The protests that newspapers ought not to be interested in the private lives of philandering Robin Cook, cruising Ron Brown or Jack Straw's dope-smoking son is laughable. Why should they not be interested in the very commodity that New Labour's politicians have been trading in since taking office: moral righteousness?

The impact of such personal scandals is entirely degrading, not just to the politicians concerned but to the public as a whole. The ghoulish details of Robin Cook's personal life are shaming not just to him or his wife, but to all of us who are drawn inexorably on to read the wall-to-wall coverage. With politicians that claim a monopoly on the moral high-ground, there is nothing to do but drag them down, expose their moral foibles and persuade ourselves that they are humanly flawed like us. The consequence is to debase everybody concerned.

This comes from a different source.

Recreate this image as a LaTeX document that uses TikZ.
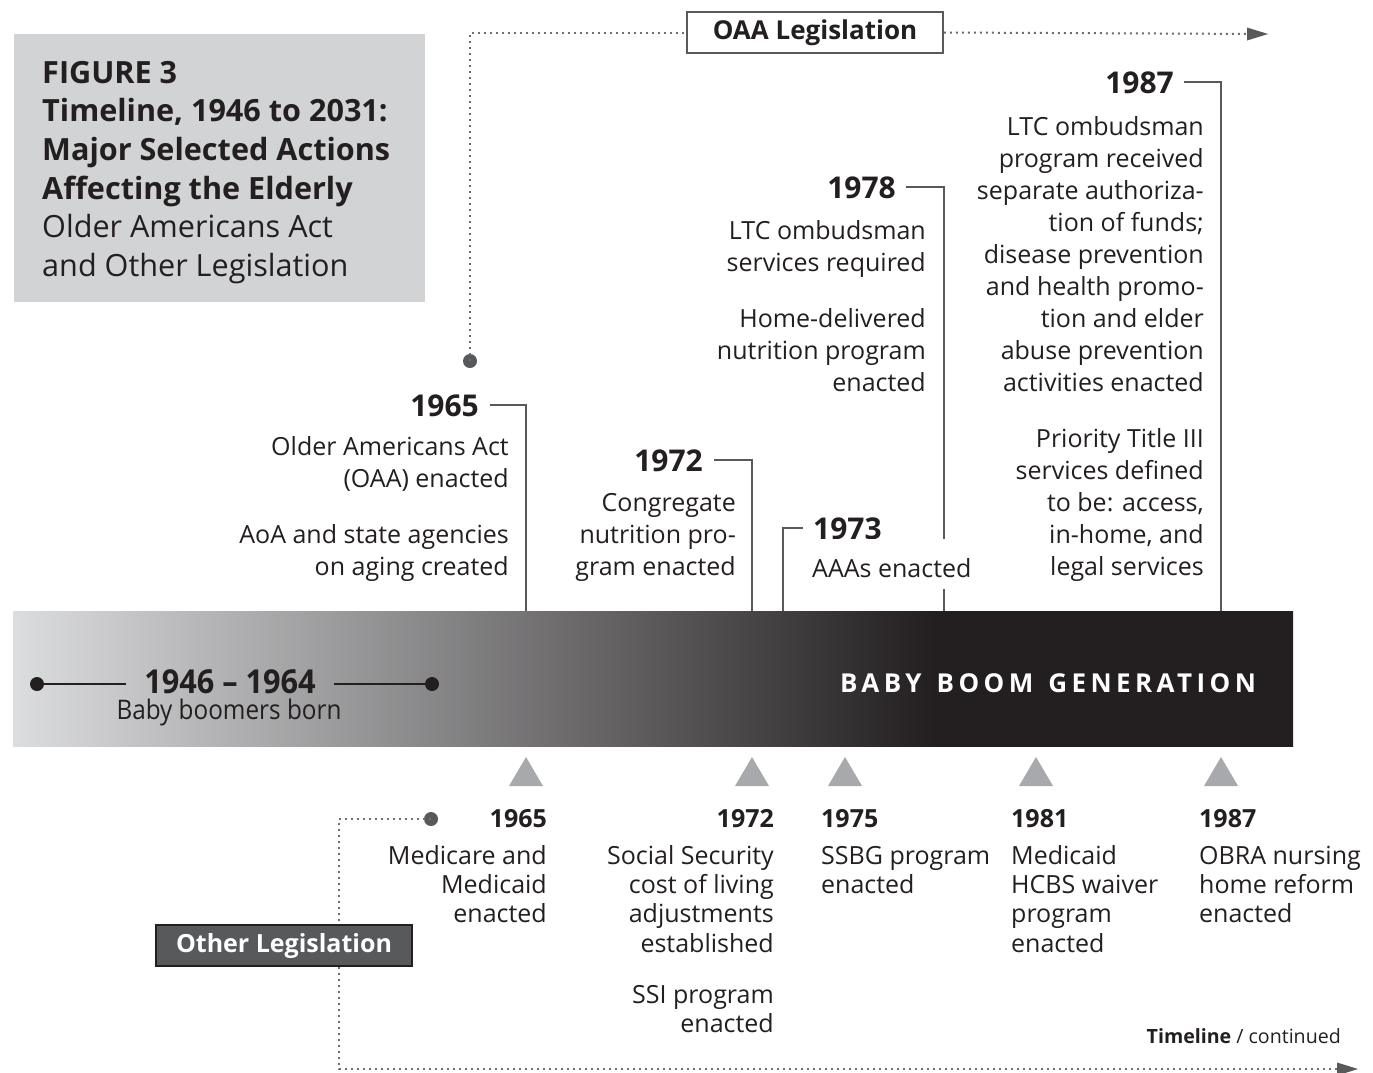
\documentclass[tikz,border=0pt]{standalone}
\usepackage{fontspec}
\setmainfont{Open Sans}
\newfontfamily\condfont[FakeStretch=0.93,Ligatures=TeX]{Open Sans}
\newfontfamily\condlfont[FakeStretch=0.9,Ligatures=TeX]{Open Sans}
\newfontfamily\spacedfont[LetterSpace=17]{Open Sans}
\usetikzlibrary{arrows.meta}
\definecolor{ink}{HTML}{231F20}
\definecolor{titlegray}{HTML}{D1D3D4}
\definecolor{linegray}{HTML}{58595B}
\definecolor{dotgray}{HTML}{6D6E71}
\definecolor{trigray}{HTML}{A7A9AC}
\definecolor{barlight}{HTML}{DCDDDF}
\pgfdeclarehorizontalshading{barshade}{100bp}{color(0bp)=(barlight); color(25bp)=(barlight); color(61bp)=(ink); color(100bp)=(ink)}
\newcommand\bodyf{\fontsize{25}{32}\selectfont}
\newcommand\yearf{\fontsize{30}{36}\selectfont\bfseries}
\newcommand\lbodyf{\fontsize{25}{29.3}\selectfont}
\newcommand\lyearf{\fontsize{25}{30}\selectfont\bfseries}
\tikzset{
  body/.style={font=\bodyf, text=ink, inner sep=0pt, align=right, anchor=north east},
  bodyL/.style={font=\bodyf, text=ink, inner sep=0pt, align=left, anchor=north west},
  lbody/.style={font=\lbodyf, text=ink, inner sep=0pt, align=right, anchor=north east},
  lbodyL/.style={font=\lbodyf, text=ink, inner sep=0pt, align=left, anchor=north west},
  year/.style={font=\yearf, text=ink, inner sep=0pt, anchor=base east},
  yearL/.style={font=\yearf, text=ink, inner sep=0pt, anchor=base west},
  lyear/.style={font=\lyearf, text=ink, inner sep=0pt, anchor=base east},
  lyearL/.style={font=\lyearf, text=ink, inner sep=0pt, anchor=base west},
  conn/.style={draw=linegray, line width=2pt},
  dotline/.style={draw=dotgray, line width=2pt, dash pattern=on 2pt off 4pt},
  gdot/.style={circle, fill=linegray, inner sep=0pt, minimum size=14pt},
  bdot/.style={circle, fill=ink, inner sep=0pt, minimum size=14pt},
  tri/.style={fill=trigray},
}
\begin{document}
\begin{tikzpicture}[x=1pt,y=-1pt]
\useasboundingbox (0,0) rectangle (1373,1072);
\fill[white] (0,0) rectangle (1373,1072);

% title box
\node[fill=titlegray, minimum width=411pt, minimum height=268pt, inner sep=0pt, anchor=north west] (titlebox) at (14,34) {};
\node[anchor=north west, inner sep=0pt, align=left, text=ink, font=\fontsize{30.6}{38.6}\selectfont] (title) at (42,56)
  {\strut\textbf{FIGURE 3}\\\textbf{Timeline, 1946 to 2031:}\\\textbf{Major Selected Actions}\\\textbf{Affecting the Elderly}\\Older Americans Act\\and Other Legislation};

% OAA legislation
\node[draw=linegray, line width=1.5pt, fill=white, minimum width=256pt, minimum height=41pt, inner sep=0pt, font=\fontsize{26}{30}\selectfont\bfseries, text=ink] (oaa) at (815,32.5) {OAA Legislation};
\node[gdot] (oaadot) at (470,361) {};
\coordinate (oaaend) at (1268,34);
\draw[dotline] (oaadot.center) |- (oaa.west);
\draw[dotline] (oaa.east) -- (oaaend);
\fill[linegray] (oaaend) -- ++(-21,-6.5) -- ++(0,13) -- cycle;

% bar
\shade[shading=barshade] (13,611) rectangle (1293,746);
\coordinate (b65) at (526,611);
\coordinate (b72) at (752,611);
\coordinate (b73) at (783,611);
\coordinate (b78) at (944,611);
\coordinate (b87) at (1221,611);

% baby boomers born
\node[font=\condfont\fontsize{33}{36}\selectfont\bfseries, text=ink, inner xsep=18pt, inner ysep=0pt] (bbyears) at (230,682) {1946 – 1964};
\node[font=\condlfont\fontsize{27}{30}\selectfont, text=ink, inner sep=0pt] (bbborn) at (229,712) {Baby boomers born};
\node[bdot] (d1) at (37,684) {};
\node[bdot] (d2) at (432,684) {};
\draw[draw=ink, line width=2pt] (d1.center) -- (d1 -| bbyears.west);
\draw[draw=ink, line width=2pt] (d2.center) -- (d2 -| bbyears.east);
\node[font=\spacedfont\fontsize{26}{30}\selectfont\bfseries, text=white, inner sep=0pt] (bbg) at (1048,683) {BABY\hspace{15pt}BOOM\hspace{15pt}GENERATION};

% upper events
\node[year] (y65) at (479,416) {1965};
\node[body] (t65) at (509,432.6) {\strut Older Americans Act\\(OAA) enacted\\[24pt]AoA and state agencies\\on aging created};
\draw[conn] ([xshift=11pt]y65.east) -| (b65);

\node[year] (y72) at (703,471) {1972};
\node[body] (t72) at (736,488.6) {\strut Congregate\\nutrition pro-\\gram enacted};
\draw[conn] ([xshift=11pt]y72.east) -| (b72);

\node[year] (y78) at (896,198) {1978};
\node[body] (t78) at (926,216.6) {\strut LTC ombudsman\\services required\\[24pt]Home-delivered\\nutrition program\\enacted};

\node[yearL] (y73) at (813,539) {1973};
\node[bodyL, fill=white, inner ysep=0pt] (t73) at (812,539) {\strut\rule{0pt}{38pt}AAAs enacted\rule[-12pt]{0pt}{12pt}};
\draw[conn] ([xshift=-10pt]y73.west) -| (b73);
\draw[conn] ([xshift=10pt]y78.east) -| (t73.north -| b78);
\draw[conn] (t73.south -| b78) -- (b78);

\node[year] (y87) at (1174,93) {1987};
\node[body] (t87) at (1204,112.6) {\strut LTC ombudsman\\program received\\separate authoriza-\\tion of funds;\\disease prevention\\and health promo-\\tion and elder\\abuse prevention\\activities enacted\\[24pt]Priority Title III\\services defined\\to be: access,\\in-home, and\\legal services};
\draw[conn] ([xshift=10pt]y87.east) -| (b87);

% triangles
\foreach \x in {526,752,845,1036,1221}{
  \fill[tri] (\x,757) -- (\x+17,786) -- (\x-17,786) -- cycle;
}

% lower events
\node[lyear] (l65) at (547,827) {1965};
\node[lbody] (m65) at (547,843.5) {\strut Medicare and\\Medicaid\\enacted};
\node[lyear] (l72) at (774,827) {1972};
\node[lbody] (m72) at (774,843.5) {\strut Social Security\\cost of living\\adjustments\\established\\[22pt]SSI program\\enacted};
\node[lyearL] (l75) at (821,827) {1975};
\node[lbodyL] (m75) at (821,843.5) {\strut SSBG program\\enacted};
\node[lyearL] (l81) at (1011,827) {1981};
\node[lbodyL] (m81) at (1011,843.5) {\strut Medicaid\\HCBS waiver\\program\\enacted};
\node[lyearL] (l87) at (1199,827) {1987};
\node[lbodyL] (m87) at (1199,843.5) {\strut OBRA nursing\\home reform\\enacted};

% other legislation
\node[gdot] (oldot) at (431,819) {};
\coordinate (olcorner) at (339,1069);
\coordinate (olend) at (1358,1069);
\draw[dotline] (oldot.center) -| (olcorner) -- (olend);
\fill[linegray] (olend) -- ++(-21,-6.5) -- ++(0,13) -- cycle;
\node[draw=ink, line width=1.5pt, fill=linegray, minimum width=256pt, minimum height=41pt, inner sep=0pt, font=\fontsize{25}{30}\selectfont\bfseries, text=white] (other) at (284,945.5) {Other Legislation};

% continued
\node[anchor=base east, inner sep=0pt, font=\fontsize{19.6}{24}\selectfont, text=ink] (cont) at (1341,1043) {\textbf{Timeline} / continued};
\end{tikzpicture}
\end{document}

With the sacking of ministers Mandelson, Robinson and adviser Charlie Whelan, there is another factor driving the scandal-hungry political process: in-fighting. Without any overriding ideological goals to cohere New Labour, the factional disputes between different cliques are always on the verge of spinning out of control. The forensic analysis of who briefed against whom makes interesting reading, if you are captivated by palace intrigues. It appears that friends of chancellor Gordon Brown's helped leak the story that trade secretary Peter Mandelson had an interest-free loan from paymaster general Geoffrey Robinson.

This kind of cliquish politics arises when there is not much else that binds New Labour together. Blair's presidential style of governing leaves the cabinet with little else to do than plot and scheme against each other, using their preferred weapons of briefing, leaking and spinning. It is tempting to read grand differences of approach into the factions, but that is to give them more credence than they deserve.

Some have tried to force the Mandelson/Brown rivalry into a New Labour/old Labour conflict, as if politics could still be understood in terms of left v right. The truth is that both men are architects of New Labour. If there are differences they are much more to do with the different functions that the two men have played in the transformation of the Labour Party. Mandelson's role managing the party and its rebellious members, as well as forging links with the Liberal Democrats, has made him into a hate figure for the left. But the truth is that the 'iron chancellor' Gordon Brown is just as implicated in changing Labour's clothes, abandoning Keynesian 'tax and spend' welfarism. Old Labour policies have no influence on the party, except in the nostalgic desire of the liberal press to find a principle to beat New Labour with.

The attempts by party managers like Jack Cunningham to relaunch Labour's political agenda are particularly forced. Protesting too much, Labour's ministers blame the press for trivialising politics with attention to personal foibles and in-fighting, as if these were not the things that ministers are mostly preoccupied with. Millbank Tower acted after the Mandelson/Robinson/Whelan resignations to publicise a 'raft' of policy proposals. Now try to name one of them.

Ministers reel off a list of government departments as if these in themselves constituted policy: health, employment, prisons...The truth is that the substance of political life today is the character and personal behaviour of the politicians themselves. New Labour made it that way, when they sought to sidestep the political struggle against the Tories in favour of a moral crusade against corruption.

The one person who has managed to stand above the in-fighting is the prime minister Tony Blair. And yet he more than anybody personifies the 'character' issue in British politics. For all the personal cliques in the New Labour government, it is important that Blair stands above the fray, and so he is largely insulated from the cliquishness that divides his cabinet. But this is authority at a terrible cost. Blair's holier-than-thou image is the ideal compliment to his sleaze-prone government.